The jacket description makes this book sound like a home run: sixteen-year-old prep school student Nica has been murdered. The case is closed, solved tidily without much fanfare, but Nica's sister Grace thinks the real killer is still out there. She sets out to uncover the truth about her sister's death, but she's going to have to dig through a whole lot of dirt before she reaches it. Let me stress that—a LOT of dirt.
It's that sordid, seamy quality that kept me engaged in Dark Rooms despite some admittedly clunky writing. For my money, the most effective thrillers allow the reader to peek over the investigator's shoulder as she sifts through clues. You may not always know exactly what she's thinking, but it's more exciting that way. The author trusts you as a reader to put some of the pieces together on your own. Unfortunately, Anolik's narrator Grace spouts a constant stream of questions and revelations, spelling out every last detail for us. Under the weight of her internal monologue, the book struggles to maintain the momentum created by its great premise.
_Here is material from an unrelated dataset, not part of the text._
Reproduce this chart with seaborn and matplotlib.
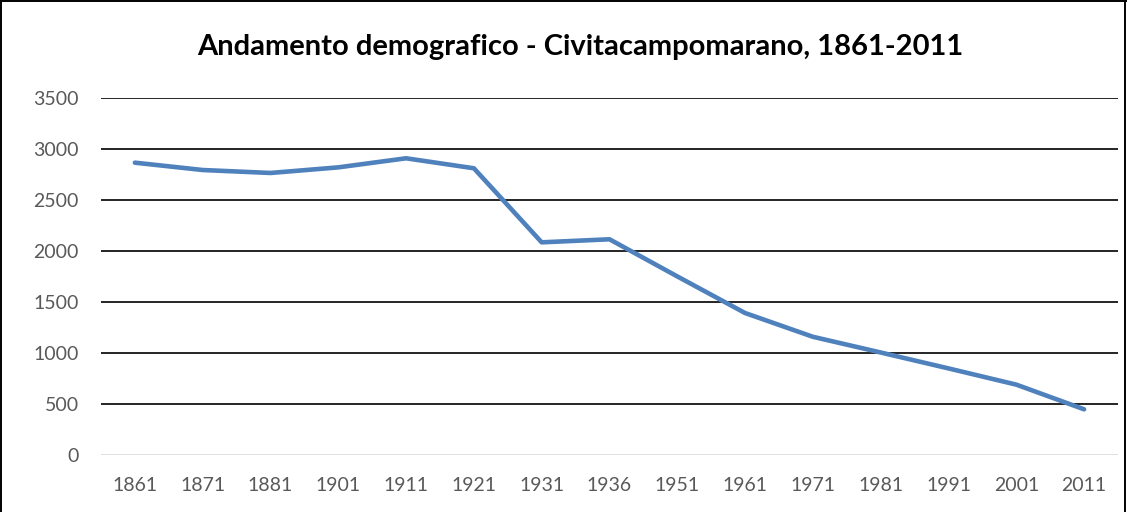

Still, I kept reading because I had to know what really happened to Nica. She's a fascinating character, even though we only see her through Grace's memories. The girls' mother, a frustrated artist forced into teaching to make a living, takes photos of Nica constantly—and not in a “Let's document these memories!” way, but in a creepy, predatory, voyeuristic way, which their sad-sack father is apparently helpless to stop. Nica also left behind a string of romantic entanglements, some of which she kept secret from everyone, including Grace. There's a major creep factor running throughout the whole book—there were definitely a few bombshells that made my eyes bug out.
If you can forgive the long-winded narration, this shocking, twisted story of family dysfunction and long-kept secrets will keep you turning pages into the wee hours.